The collection of antique internal combustion stationary gas engines found here has become the largest and most historically significant in the U.S., but it began as a personal collection in the 1950s by Paul Harvey, a Brookville doctor who lives in Coolspring and developed an interest in engines at a young age thanks to his father. As he connected with fellow engine enthusiasts over the years, his family farm slowly became a destination where other collectors could house their pieces.

Today, more than 35 buildings onsite contain everything from fractional horsepower engines to the 75-foot-long, 140-ton, 600-horsepower Snow Gas Engine, and interpretive display panels help educate visitors on the history of these machines and the role of the internal combustion engine in the Industrial Revolution. In 2001, the American Society of Mechanical Engineers honored it as a Mechanical Engineering Heritage Collection.

The Windy City Air Lease Building houses the 65-horsepower Blaisdell compressor engine, which once functioned as part of an oil pumping operation near Bradford.

Visitors can see engines of all shapes, sizes, and functions in action — often a thrilling experience! This year’s expo event in June will focus on oil field engines and will also feature a flea market with numerous vendors. No visit is complete without a stop at the ice cream stand, which sells homemade ice cream cranked by a gas engine, and the gift shop, which offers a wide selection of shirts, hats, books, souvenirs, and more.
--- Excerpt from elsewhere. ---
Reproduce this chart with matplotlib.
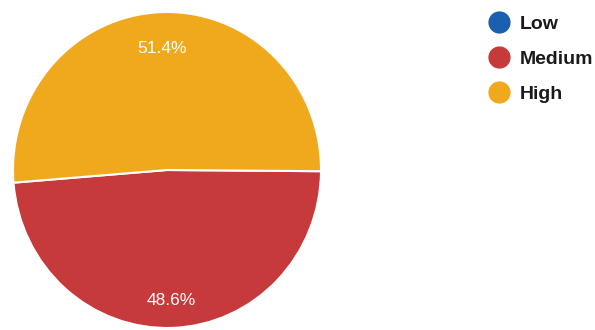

The people who maintain and operate these enormous machines have spent years honing their skills, but they still have a childlike sense of wonder and awe about the power the engines possess, and their passion is highly contagious. When asked what makes the museum’s 175-horsepower Otto gas engine his favorite, Doc Harvey lit up like a kid on Christmas morning, saying, “It’s biiiiiig!”